The bank will be a big player in next year's attempts to prosecute former executives Sean FitzPatrick, Willie McAteer and Pat Whelan, but the cases will rake over coals that could yet reignite, particularly any evidence to support claims for relief by borrowers or former shareholders in the bank, including Sean Quinn.
Any action to restructure the Anglo promissory note will happen over the bank's head.
Ulster Bank had a horrific year. Property losses mean the bank continues to be the "biggest headache" for its UK state-owned parent, RBS.
A month-long IT failure was a total disaster, particularly when customers here were worse affected than customers of RBS in the UK.
Rumours that the bank could shift its headquarters to Belfast didn't help, prompting speculation that the country's third biggest bank could leave the Republic altogether.
A hefty fine from the Central Bank for regulatory breaches capped the year.
If Ulster Bank does go, it leaves state-owned Permanent TSB as a "third force" in Irish banking.

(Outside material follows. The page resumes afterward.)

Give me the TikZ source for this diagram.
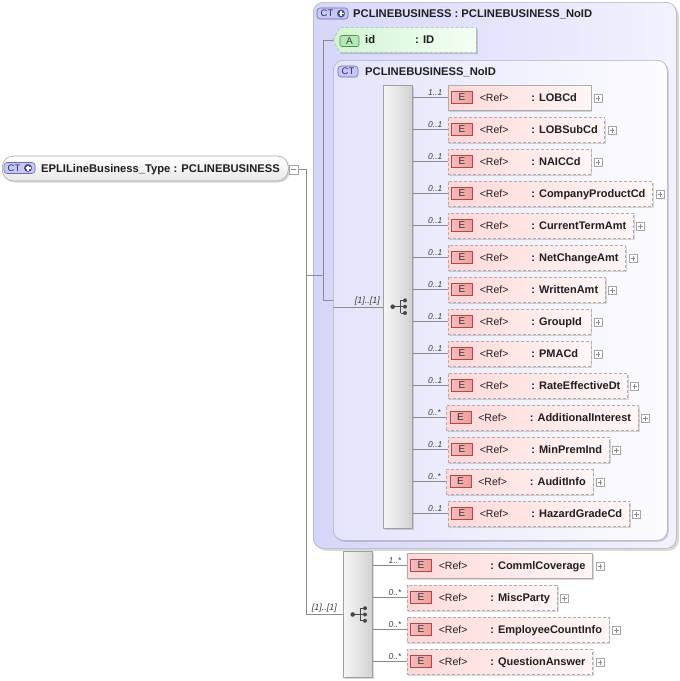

Now under the control of new chief executive Jeremy Masding, Permo is the bank in most need of radical overhaul. It's big issue: tracker mortgages, cheap for borrowers but loss-making for the lender.
Permo will benefit most if Mr Noonan can get Europe to take a stake in Irish banks next year, but he will be hoping for a win on the Anglo promissory note before he'll seek a deal from the European Central Bank to take a stake in our banks.
A win on either front would be good news, but a win on both fronts would really make 2013 the breakthrough year for the banks and for the country.